İbn Ebî Hâtim'in bildirdiğine göre Mücâhid: "...Toplantılarınızda hayâsızlık mı yapacaksınız..." âyetini açıklarken: "Burada ıslık çalmak, güvercinlerle oynamak, yuvarlak hale getirilmiş çamuru birbiri üstüne atarak oynamak ve elbiselerinin düğmelerini çözmek kastedilmektedir" dedi.
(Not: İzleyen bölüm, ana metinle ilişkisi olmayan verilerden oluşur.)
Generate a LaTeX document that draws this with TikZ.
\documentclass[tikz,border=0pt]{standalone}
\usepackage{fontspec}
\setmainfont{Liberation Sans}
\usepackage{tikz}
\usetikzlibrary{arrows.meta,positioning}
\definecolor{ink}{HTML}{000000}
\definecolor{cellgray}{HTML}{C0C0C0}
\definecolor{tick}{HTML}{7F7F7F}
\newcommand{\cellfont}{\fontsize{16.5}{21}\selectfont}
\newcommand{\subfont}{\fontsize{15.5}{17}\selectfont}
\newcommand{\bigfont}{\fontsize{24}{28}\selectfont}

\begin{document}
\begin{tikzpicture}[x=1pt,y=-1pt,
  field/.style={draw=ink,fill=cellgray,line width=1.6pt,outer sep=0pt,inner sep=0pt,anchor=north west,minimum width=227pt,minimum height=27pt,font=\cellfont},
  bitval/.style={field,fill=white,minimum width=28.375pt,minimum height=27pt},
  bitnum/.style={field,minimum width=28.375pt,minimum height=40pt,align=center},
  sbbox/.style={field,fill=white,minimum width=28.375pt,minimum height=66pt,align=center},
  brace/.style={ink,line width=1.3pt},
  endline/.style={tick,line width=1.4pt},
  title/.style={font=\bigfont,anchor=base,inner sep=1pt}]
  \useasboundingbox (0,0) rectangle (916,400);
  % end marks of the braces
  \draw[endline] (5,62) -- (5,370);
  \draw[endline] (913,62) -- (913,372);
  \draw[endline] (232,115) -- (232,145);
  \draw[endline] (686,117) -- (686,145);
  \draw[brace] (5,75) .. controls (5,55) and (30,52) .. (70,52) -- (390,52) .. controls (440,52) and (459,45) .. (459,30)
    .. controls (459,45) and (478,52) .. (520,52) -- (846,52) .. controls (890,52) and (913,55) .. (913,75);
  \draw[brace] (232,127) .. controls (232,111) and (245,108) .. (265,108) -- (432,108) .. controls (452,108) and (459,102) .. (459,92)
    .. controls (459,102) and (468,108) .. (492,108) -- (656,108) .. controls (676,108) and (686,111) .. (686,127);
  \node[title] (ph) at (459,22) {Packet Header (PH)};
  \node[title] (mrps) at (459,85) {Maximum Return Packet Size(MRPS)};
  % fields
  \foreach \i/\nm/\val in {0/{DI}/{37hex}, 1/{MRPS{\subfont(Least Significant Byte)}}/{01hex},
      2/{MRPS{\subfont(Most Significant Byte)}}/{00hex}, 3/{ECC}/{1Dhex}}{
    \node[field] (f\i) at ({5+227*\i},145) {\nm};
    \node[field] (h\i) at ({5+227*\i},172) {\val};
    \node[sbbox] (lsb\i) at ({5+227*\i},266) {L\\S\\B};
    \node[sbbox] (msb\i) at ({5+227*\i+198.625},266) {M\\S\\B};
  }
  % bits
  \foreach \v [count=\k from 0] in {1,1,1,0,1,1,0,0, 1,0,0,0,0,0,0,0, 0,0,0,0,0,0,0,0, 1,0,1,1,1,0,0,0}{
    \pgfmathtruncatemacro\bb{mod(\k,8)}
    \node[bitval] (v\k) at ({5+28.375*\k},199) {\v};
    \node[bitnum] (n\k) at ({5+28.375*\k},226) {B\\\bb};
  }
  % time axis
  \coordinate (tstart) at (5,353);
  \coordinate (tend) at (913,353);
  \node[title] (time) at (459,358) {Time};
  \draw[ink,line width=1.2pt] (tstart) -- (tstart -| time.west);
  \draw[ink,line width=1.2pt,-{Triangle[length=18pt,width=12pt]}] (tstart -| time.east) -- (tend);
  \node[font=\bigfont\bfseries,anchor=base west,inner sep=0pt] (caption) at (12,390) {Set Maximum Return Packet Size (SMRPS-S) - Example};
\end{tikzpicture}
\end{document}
Abdurrezzâk, Abd b. Humeyd, İbn Cerîr, İbnu'l-Münzir, İbn Ebî Hâtim ve İbn Asâkir'in bildirdiğine göre Katâde: "İbrâhîm: «Ama Lut oradadır» dedi. Elçiler: "Biz orada olanları daha iyi biliriz... dediler" âyetini açıklarken: "Müminin mümine karşı mutlaka merhametli olduğunu ve nerede olursa olsun onu koruyup gözettiğini görürsün, mânâsındadır" dedi. "...Onu ve geride kalanlardan olacak karısı dışında ailesini kurtaracağız" âyetini açıklarken: "Karısı Allah'ın azabına terk edilenler arasında idi" dedi. "Elçilerimiz Lût'a gelince, Lût onlar hakkında tasalandı ve ne yapacağını bilemedi..." âyeti hakkında ise: "Elçiler yanına geldiği zaman Lût (aleyhisselam), kavminin şerrini bildiğinden dolayı elçilere kötülük etmelerinden korkarak ne yapacağını bilememişti" dedi. "Şüphe yok ki bu şehir halkının üstüne, buyruktan çıkarak yapa geldikleri işler yüzünden, gökten bir azap indireceğiz" âyetini açıklarken: "Burada Riczen ifadesiyle gökyüzünden gelecek bir azap kastedilmektedir" dedi. "Andolsun biz... o memleketten ibret alınacak apaçık bir delil bıraktık" âyeti hakkında ise: "Allah'ın üzerlerine yağdırmış olduğu taşların kalması kastedilmektedir" dedi.

Firyabî, Abd b. Humeyd, İbn Cerîr, İbnu'l-Münzir ve İbn Ebî Hâtim'in bildirdiğine göre Mücâhid: (.....) âyetini açıklarlen: "İbret alınacak bir delil bıraktık, mânâsındadır" dedi.